Australia: Pastor Recognized As Holocaust Hero

Sixty years after the Nazi genocide where in Hungary alone 450,000 Jews were killed, the memory of a brave pastor has been recalled in a feature article in The Weekend Australian newspaper.

Sydney, New South Wales, Australia | Kellie Hancock/ANN

Pastor Laszlo Michnay, president of the Seventh-day Adventist Church in Hungary during the Second World War, protected many Jews in his home and his church, risking his own safety -- and his family's. [Photo: Australian Record]

Pastor Laszlo Michnay, president of the Seventh-day Adventist Church in Hungary during the Second World War, protected many Jews in his home and his church, risking his own safety -- and his family's. [Photo: Australian Record]

Sixty years after the Nazi genocide, where in Hungary alone 450,000 Jews were killed, the memory of a brave pastor has been recalled in a feature article in The Weekend Australian newspaper.

Seventh-day Adventist Pastor Laszlo Michnay was president of the church in Hungary for 17 years, part of which included the Holocaust of 1944. Risking his own and his family’s safety, he protected many Jews in his home and church.

Some of his children and grandchildren now live in Australia. His daughter, Clara Pongrass, has been a member of the Woollahra Seventh-day Adventist Church in Sydney, NSW, for 52 years. Her daughter, Judy Kaye, recently paid homage to her grandfather at the opening of “The Final Solution: The Holocaust in Hungary,” an exhibition on view until the end of September 2004 at the Sydney Jewish Museum. She noted that he was guided by moral and religious principles. “He believed he would be blessed and protected for saving the Jews,” she says. Pongrass confirms this and says none of the Michnay family was harmed. She recalls the Holocaust through the eyes of the 15-year-old girl she then was.
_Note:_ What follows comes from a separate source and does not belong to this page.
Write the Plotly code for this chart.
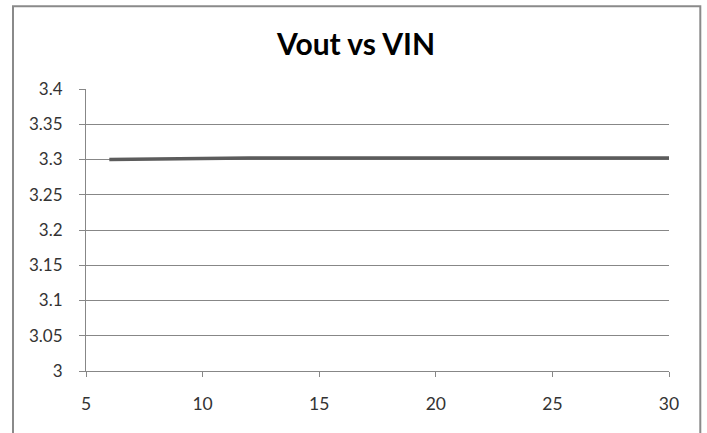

“It was scary,” she says. “Most women were raped by the soldiers, but when they came to our area, we hid under the choir stalls in the church.” When the Russians arrived to liberate Hungary, she observed that the Nazis “had to be quick. They took the Jews down to the Danube River and gunned them down, hundreds of them. I saw this with my own eyes.”

Her father, Pastor Michnay, was determined to help the Jews after witnessing anti-Semitism when he was in Germany and Poland for church conferences. Realizing it was a matter of time before the Nazis hit Hungary, he stockpiled non-perishable food and planned a network of safe houses. He appealed to his congregation to help oppressed Jews.
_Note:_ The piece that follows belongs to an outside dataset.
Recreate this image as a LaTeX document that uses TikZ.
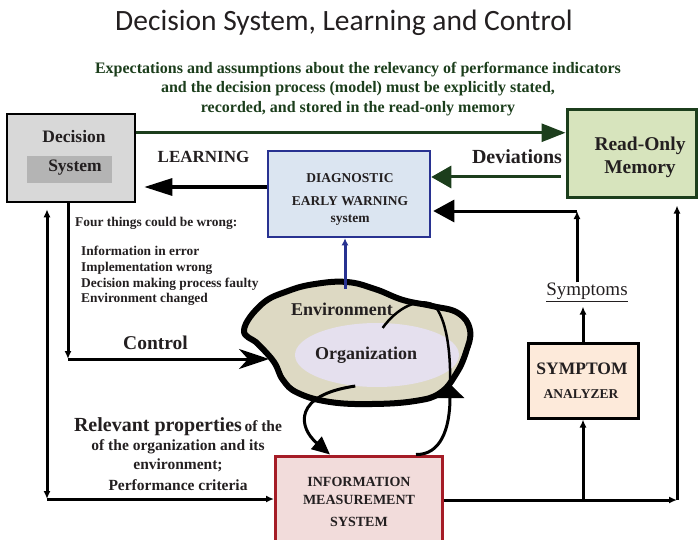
\documentclass[tikz,border=0pt]{standalone}
\usepackage{fontspec}
\setmainfont{Liberation Serif}
\newfontfamily\titlefont{Carlito}
\usepackage{xcolor}
\usetikzlibrary{arrows.meta,positioning,shapes.geometric}
\definecolor{dsgreen}{RGB}{28,62,28}
\definecolor{romfill}{RGB}{215,228,189}
\definecolor{decfill}{RGB}{216,216,216}
\definecolor{decinner}{RGB}{180,180,180}
\definecolor{diagfill}{RGB}{219,229,241}
\definecolor{diagblue}{RGB}{40,50,145}
\definecolor{envfill}{RGB}{221,217,195}
\definecolor{orgfill}{RGB}{229,224,238}
\definecolor{infofill}{RGB}{242,220,219}
\definecolor{infored}{RGB}{165,28,38}
\definecolor{symfill}{RGB}{253,234,218}
\definecolor{inkgray}{RGB}{35,31,32}
\newcommand{\boldsz}[2]{\bfseries\fontsize{#1}{#2}\selectfont}

\begin{document}
\begin{tikzpicture}[
    x=1pt, y=-1pt,
    box/.style={draw, rectangle, inner sep=0pt, align=center},
    txt/.style={text=inkgray, align=center, inner sep=0pt},
    garrow/.style={dsgreen, line width=3pt},
    karrow/.style={black, line width=3pt},
    small/.style={-{Latex[length=8pt,width=7pt]}}
]
\useasboundingbox (0,0) rectangle (698,540);

% Title and note
\node[txt, font=\titlefont\fontsize{29.5}{32}\selectfont] (title) at (344,23) {Decision System, Learning and Control};
\node[txt, text=dsgreen, font=\boldsz{16}{19.5}] (expect) at (358,89) {Expectations and assumptions about the relevancy of performance indicators\\and the decision process (model) must be explicitly stated,\\recorded, and stored in the read-only memory};

% Boxes
\node[box, line width=2.5pt, fill=decfill, minimum width=128pt, minimum height=88pt] (dec) at (71,158) {};
\node[box, draw=none, fill=decinner, minimum width=85pt, minimum height=27pt] (decin) at (69.5,169.5) {};
\node[txt, font=\boldsz{17.5}{20}] (dectop) at (74,137) {Decision};
\node[txt, font=\boldsz{17.5}{20}] (decbot) at (75,168) {System};

\node[box, draw=dsgreen, line width=3pt, fill=romfill, minimum width=129pt, minimum height=87pt] (rom) at (631.5,153.5) {};
\node[txt, font=\boldsz{19.5}{23}] (romtext) at (640,157) {Read-Only\\Memory};

\node[box, draw=diagblue, line width=2.5pt, fill=diagfill, minimum width=162pt, minimum height=86pt] (diag) at (349,194) {};
\node[txt, font=\boldsz{13.5}{17}] (diagtext) at (350,199) {DIAGNOSTIC\\[6pt]EARLY WARNING\\system};

\node[box, line width=3pt, fill=symfill, minimum width=110pt, minimum height=75pt] (sym) at (583,380.5) {};
\node[txt, font=\boldsz{17.5}{20}] (symtop) at (582,369) {SYMPTOM};
\node[txt, font=\boldsz{13.5}{16}] (symbot) at (581,394) {ANALYZER};

\node[box, draw=infored, line width=3pt, fill=infofill, minimum width=167pt, minimum height=88pt] (info) at (359,500) {};
\node[txt, font=\boldsz{14}{18}] (infotext) at (359,502) {INFORMATION\\MEASUREMENT\\[4pt]SYSTEM};

% Environment and organization
\draw[line width=6pt, fill=envfill, line join=round] plot[smooth cycle, tension=0.7] coordinates {
  (347,282) (375,289) (403,300) (432,306) (458,313) (470,330) (466,352) (456,374)
  (440,393) (415,401) (372,404) (330,402) (298,393) (283,380) (274,362) (258,344)
  (244,330) (262,304) (288,291) (315,284)};
\node[ellipse, fill=orgfill, minimum width=164pt, minimum height=64pt, inner sep=0pt] (org) at (377,355) {};
\node[txt, font=\boldsz{18}{20}] (orgtext) at (366,355) {Organization};
\node[txt, font=\boldsz{18}{20}] (env) at (342,309) {Environment};
\coordinate (envtop) at (345,289);
\coordinate (cloudwest) at (269,359);

% Loops through the organization
\draw[line width=2.5pt] ([yshift=-5pt]org.80) .. controls (397,308) and (418,297) .. (434,305) .. controls (446,318) and (451,350) .. (450,386);
\draw[line width=3pt, -{Triangle[length=14pt,width=28pt]}] ([xshift=-28pt]info.north east) .. controls (440,455) and (450,430) .. (450,384);
\draw[line width=3pt, -{Triangle[length=18pt,width=16pt]}] (org.235) .. controls (293,395) and (298,427) .. ([xshift=-29pt]info.north);

% Arrows - Green
\coordinate (exp) at ([yshift=-20pt]dec.north east);
\draw[garrow, -{Triangle[length=24pt,width=18pt]}] (exp) -- (exp -| rom.west);
\coordinate (dev) at ([yshift=-23.5pt]rom.west);
\draw[garrow, -{Triangle[length=20pt,width=22pt]}, shorten <=5pt] (dev) -- (dev -| diag.east);

% Arrows - Learning and diagnosis
\coordinate (learn) at ([yshift=7pt]diag.west);
\draw[karrow, -{Triangle[length=28pt,width=17pt]}, shorten >=8pt] (learn) -- (learn -| dec.east);
\draw[diagblue, line width=3pt, -{Latex[length=7pt,width=7pt]}] (envtop) -- (envtop |- diag.south);

% Arrows - Symptoms
\node[txt, font=\fontsize{19}{21}\selectfont] (symlabel) at (587,292) {\underline{Symptoms}};
\coordinate (symcorner) at (577,211);
\draw[karrow, small] (symcorner |- symlabel.north) -- (symcorner);
\draw[karrow, -{Triangle[length=21pt,width=22pt]}, shorten >=2pt] (symcorner) -- (symcorner -| diag.east);
\draw[karrow, small, shorten >=5pt] (sym.north) -- (sym.north |- symlabel.south);
\coordinate (br) at (677,500);
\draw[karrow, small] (info.east) -- (br);
\draw[karrow, small] (info.east -| sym.south) -- (sym.south);
\draw[karrow, small, shorten >=7pt] (br) -- (br |- rom.south);

% Arrows - Control and measurement
\coordinate (bl) at (47,499);
\draw[karrow, {Latex[length=8pt,width=7pt]}-{Latex[length=8pt,width=7pt]}, shorten >=6pt] (bl) -- (bl |- dec.south);
\draw[karrow, small] (bl) -- (bl -| info.west);
\coordinate (ctrl) at (68,359);
\draw[karrow, small] (dec.south -| ctrl) -- (ctrl);
\draw[karrow, -{Stealth[length=30pt,width=20pt,inset=9pt]}] (ctrl) -- (cloudwest);

% Labels
\node[txt, font=\boldsz{17}{20}] (learnlbl) at (203.5,157) {LEARNING};
\node[txt, font=\boldsz{20}{22}] (devlbl) at (517,157) {Deviations};
\node[txt, font=\boldsz{19.5}{22}] (ctrllbl) at (155.5,343) {Control};
\node[txt, font=\boldsz{13.4}{16}, anchor=west] (four) at (75,223) {Four things could be wrong:};
\node[txt, font=\boldsz{13.4}{15.7}, align=left, anchor=north west] (wrong) at (81,246) {Information in error\\Implementation wrong\\Decision making process faulty\\Environment changed};
\node[txt, font=\boldsz{15.5}{19}] (relprop) at (178,454) {{\fontsize{20}{22}\selectfont Relevant properties}\,of the\\of the organization and its\\environment;\\[2pt]Performance criteria};

\end{tikzpicture}
\end{document}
The basement of the Budapest Adventist Church and the attic of the nearby Michnay home hid many Jews. Others were billeted in a network of safe houses belonging to Adventist ministers in country areas.  As a result of the care they received, many Jews became Christians. One was Yehudit Carmeli, who was baptized in Israel 50 years after the Michnays helped her family. “Those who read this story should take courage,” she says. “Keep planting the seeds of the gospel through words and deeds. One day, God will make that seed sprout and grow.”

Pastor Michnay died of a heart attack in 1964 while on his way to Sydney to visit his grandchildren. He was buried in Vaucluse, an eastern suburb of Sydney. In 1981 he was posthumously recognized with a certificate from Yad Veshem, the Holocaust museum and archive in Jerusalem.

Last year, Pongrass and her daughter placed a commemorative plaque in the Sydney Jewish Musuem: “In memory of my father—Laszlo Michnay—honored at Yad Vashem as righteous among the nations for risking his life to save Jews during the Holocaust in Hungary. Dedicated by Clara Pongrass and family.”

While the current exhibition draws attention to the Hungarian Holocaust, the plaque will remain in the museum as a permanent reminder of the power of one pastor who lived out his faith.